Instruction:
Without the pictures, please reproduce only the lines from the one with "Generate a Python" through the one with "label_y = [1.18, 1.18, 1.645]", both included.

(Saved data entries)
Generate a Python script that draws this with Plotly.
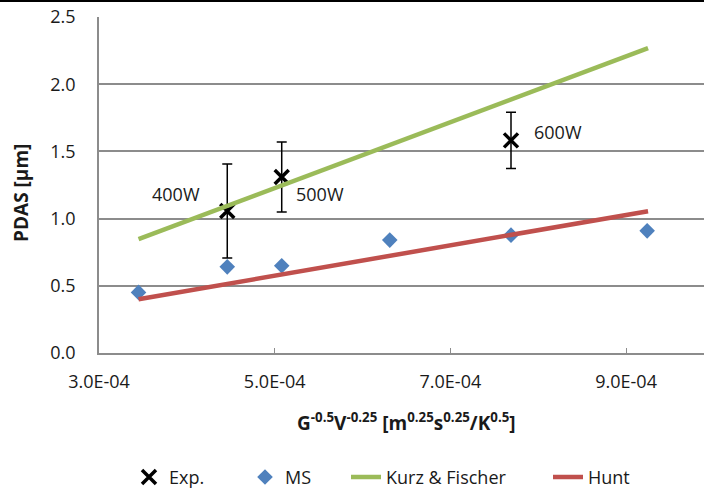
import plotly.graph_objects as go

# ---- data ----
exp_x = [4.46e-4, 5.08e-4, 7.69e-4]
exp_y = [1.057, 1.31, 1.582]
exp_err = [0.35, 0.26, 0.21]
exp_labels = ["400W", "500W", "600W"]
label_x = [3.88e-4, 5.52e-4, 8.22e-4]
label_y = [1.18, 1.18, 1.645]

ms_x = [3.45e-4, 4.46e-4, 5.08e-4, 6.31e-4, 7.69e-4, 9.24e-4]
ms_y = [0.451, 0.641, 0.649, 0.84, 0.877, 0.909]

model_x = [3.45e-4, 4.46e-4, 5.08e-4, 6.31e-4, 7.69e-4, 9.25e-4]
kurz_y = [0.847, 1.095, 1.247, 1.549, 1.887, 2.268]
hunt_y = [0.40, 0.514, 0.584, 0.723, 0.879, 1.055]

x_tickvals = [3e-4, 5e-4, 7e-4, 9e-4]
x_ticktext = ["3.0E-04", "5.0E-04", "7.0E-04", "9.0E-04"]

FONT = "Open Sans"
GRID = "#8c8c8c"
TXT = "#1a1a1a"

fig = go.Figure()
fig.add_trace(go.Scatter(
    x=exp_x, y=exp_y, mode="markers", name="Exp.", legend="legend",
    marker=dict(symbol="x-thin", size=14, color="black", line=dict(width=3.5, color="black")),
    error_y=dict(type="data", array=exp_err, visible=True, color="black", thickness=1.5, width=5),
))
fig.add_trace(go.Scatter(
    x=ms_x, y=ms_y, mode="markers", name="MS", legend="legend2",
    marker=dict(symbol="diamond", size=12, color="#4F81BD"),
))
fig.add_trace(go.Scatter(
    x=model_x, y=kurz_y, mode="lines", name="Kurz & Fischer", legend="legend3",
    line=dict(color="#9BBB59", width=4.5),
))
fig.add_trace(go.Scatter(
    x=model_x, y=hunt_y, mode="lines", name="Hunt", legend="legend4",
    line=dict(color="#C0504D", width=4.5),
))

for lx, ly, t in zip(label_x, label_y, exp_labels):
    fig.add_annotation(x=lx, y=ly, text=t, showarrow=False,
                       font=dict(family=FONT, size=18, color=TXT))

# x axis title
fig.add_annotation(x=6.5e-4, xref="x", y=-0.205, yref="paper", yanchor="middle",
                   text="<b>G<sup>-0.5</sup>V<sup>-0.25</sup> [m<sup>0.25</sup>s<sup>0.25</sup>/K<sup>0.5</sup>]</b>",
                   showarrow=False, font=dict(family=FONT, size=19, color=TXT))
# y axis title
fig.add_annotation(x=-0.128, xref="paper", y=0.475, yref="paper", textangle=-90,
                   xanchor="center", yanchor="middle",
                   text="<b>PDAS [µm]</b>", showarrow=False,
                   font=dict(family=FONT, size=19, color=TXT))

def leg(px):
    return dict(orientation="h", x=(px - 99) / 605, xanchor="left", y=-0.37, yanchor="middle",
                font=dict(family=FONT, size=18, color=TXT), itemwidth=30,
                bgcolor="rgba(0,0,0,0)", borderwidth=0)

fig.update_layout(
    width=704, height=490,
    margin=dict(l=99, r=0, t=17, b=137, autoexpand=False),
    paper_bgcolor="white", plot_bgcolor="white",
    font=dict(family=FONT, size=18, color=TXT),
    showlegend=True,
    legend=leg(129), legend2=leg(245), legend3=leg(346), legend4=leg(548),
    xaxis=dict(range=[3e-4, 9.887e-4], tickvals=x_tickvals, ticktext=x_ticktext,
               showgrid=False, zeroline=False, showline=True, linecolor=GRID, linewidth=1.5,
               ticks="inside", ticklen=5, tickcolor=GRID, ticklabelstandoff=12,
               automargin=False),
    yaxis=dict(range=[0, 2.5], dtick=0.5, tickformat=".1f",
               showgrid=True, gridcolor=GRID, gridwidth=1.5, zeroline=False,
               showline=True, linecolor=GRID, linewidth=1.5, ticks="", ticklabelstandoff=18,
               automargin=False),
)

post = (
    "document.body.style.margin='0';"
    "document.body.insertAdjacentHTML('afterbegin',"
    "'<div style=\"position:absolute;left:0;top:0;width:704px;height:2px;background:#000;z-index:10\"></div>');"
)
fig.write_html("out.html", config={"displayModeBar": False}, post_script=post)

--

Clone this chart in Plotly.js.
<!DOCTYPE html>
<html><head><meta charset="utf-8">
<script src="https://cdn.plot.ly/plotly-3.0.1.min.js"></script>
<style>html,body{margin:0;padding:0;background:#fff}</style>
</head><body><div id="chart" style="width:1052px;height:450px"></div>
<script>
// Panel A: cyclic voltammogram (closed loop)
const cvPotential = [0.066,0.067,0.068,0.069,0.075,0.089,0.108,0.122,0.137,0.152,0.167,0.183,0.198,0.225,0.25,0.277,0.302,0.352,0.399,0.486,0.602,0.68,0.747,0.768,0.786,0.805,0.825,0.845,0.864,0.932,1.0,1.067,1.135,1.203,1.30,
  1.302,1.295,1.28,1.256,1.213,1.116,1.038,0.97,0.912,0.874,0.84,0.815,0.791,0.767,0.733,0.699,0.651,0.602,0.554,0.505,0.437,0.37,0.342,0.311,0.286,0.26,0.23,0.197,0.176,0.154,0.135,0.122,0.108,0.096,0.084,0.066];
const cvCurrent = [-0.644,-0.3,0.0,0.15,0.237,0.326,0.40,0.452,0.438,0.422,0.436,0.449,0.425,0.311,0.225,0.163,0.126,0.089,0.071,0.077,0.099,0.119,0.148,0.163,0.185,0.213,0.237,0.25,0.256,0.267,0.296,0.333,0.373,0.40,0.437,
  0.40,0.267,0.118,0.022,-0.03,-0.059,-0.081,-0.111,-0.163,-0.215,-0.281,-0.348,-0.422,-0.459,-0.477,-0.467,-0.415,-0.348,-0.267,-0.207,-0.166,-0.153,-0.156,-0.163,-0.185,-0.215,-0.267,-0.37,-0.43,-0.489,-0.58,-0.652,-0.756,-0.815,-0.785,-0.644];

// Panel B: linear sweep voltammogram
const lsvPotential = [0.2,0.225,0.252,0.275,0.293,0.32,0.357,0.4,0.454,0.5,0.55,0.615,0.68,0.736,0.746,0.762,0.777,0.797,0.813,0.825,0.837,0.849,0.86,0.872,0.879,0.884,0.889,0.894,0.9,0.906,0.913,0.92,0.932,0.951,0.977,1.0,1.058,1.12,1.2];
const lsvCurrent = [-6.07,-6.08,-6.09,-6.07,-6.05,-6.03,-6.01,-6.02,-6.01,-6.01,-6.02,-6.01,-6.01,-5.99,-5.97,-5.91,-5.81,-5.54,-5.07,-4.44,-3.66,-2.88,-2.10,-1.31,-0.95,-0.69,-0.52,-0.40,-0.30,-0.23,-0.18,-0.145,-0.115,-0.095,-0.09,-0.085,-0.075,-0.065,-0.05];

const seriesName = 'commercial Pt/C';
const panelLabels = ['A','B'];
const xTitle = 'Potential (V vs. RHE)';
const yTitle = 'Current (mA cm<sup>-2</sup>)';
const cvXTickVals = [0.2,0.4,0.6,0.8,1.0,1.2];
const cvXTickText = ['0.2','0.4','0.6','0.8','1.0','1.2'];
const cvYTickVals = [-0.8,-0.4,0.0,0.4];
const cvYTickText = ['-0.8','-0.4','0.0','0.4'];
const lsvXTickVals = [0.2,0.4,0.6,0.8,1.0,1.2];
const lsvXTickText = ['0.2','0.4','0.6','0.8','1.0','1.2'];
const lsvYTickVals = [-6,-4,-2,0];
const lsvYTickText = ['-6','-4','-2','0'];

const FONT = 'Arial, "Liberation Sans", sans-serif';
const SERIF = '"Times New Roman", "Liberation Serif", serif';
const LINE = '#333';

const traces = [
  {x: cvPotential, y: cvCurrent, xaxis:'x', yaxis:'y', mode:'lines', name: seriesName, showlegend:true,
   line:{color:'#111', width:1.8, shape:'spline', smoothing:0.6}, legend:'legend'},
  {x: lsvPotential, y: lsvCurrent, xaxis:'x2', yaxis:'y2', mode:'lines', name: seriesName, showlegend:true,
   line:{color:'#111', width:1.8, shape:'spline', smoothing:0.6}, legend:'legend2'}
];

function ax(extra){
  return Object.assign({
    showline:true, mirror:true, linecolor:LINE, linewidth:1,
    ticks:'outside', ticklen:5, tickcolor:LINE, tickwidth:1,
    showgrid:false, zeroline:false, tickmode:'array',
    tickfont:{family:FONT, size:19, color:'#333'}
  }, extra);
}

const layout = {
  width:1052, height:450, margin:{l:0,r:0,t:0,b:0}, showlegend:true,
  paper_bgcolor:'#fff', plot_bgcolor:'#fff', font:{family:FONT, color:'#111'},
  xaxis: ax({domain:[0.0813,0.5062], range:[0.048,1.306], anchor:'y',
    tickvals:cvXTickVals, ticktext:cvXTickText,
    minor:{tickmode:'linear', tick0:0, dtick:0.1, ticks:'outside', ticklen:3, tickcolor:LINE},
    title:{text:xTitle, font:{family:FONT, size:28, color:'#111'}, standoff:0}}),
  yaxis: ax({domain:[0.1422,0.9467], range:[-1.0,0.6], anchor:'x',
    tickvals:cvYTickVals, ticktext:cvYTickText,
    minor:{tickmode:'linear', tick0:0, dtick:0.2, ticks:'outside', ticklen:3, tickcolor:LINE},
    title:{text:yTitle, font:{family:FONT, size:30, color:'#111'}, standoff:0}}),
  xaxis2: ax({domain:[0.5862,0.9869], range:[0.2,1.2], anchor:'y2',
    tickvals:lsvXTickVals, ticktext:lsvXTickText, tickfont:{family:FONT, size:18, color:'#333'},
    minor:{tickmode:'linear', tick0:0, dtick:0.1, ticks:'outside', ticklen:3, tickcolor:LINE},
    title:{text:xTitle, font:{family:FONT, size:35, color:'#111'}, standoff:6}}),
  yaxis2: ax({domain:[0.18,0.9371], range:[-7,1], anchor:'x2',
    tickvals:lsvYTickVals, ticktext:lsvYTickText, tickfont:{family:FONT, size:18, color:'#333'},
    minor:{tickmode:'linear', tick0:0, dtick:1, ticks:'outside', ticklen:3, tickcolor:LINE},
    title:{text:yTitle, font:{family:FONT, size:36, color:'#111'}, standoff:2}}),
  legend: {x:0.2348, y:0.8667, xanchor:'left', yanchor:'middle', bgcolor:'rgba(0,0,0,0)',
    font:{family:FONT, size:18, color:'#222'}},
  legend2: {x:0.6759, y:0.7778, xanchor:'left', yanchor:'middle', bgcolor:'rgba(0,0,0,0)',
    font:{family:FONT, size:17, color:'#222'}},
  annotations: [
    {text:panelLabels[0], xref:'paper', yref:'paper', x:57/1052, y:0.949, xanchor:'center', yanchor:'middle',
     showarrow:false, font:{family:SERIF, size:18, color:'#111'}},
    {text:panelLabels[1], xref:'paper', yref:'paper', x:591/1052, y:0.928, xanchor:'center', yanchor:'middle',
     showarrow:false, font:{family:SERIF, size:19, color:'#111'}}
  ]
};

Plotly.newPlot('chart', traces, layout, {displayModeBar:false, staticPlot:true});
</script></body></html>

Solution for this exercise:
Generate a Python script that draws this with Plotly.
import plotly.graph_objects as go

# ---- data ----
exp_x = [4.46e-4, 5.08e-4, 7.69e-4]
exp_y = [1.057, 1.31, 1.582]
exp_err = [0.35, 0.26, 0.21]
exp_labels = ["400W", "500W", "600W"]
label_x = [3.88e-4, 5.52e-4, 8.22e-4]
label_y = [1.18, 1.18, 1.645]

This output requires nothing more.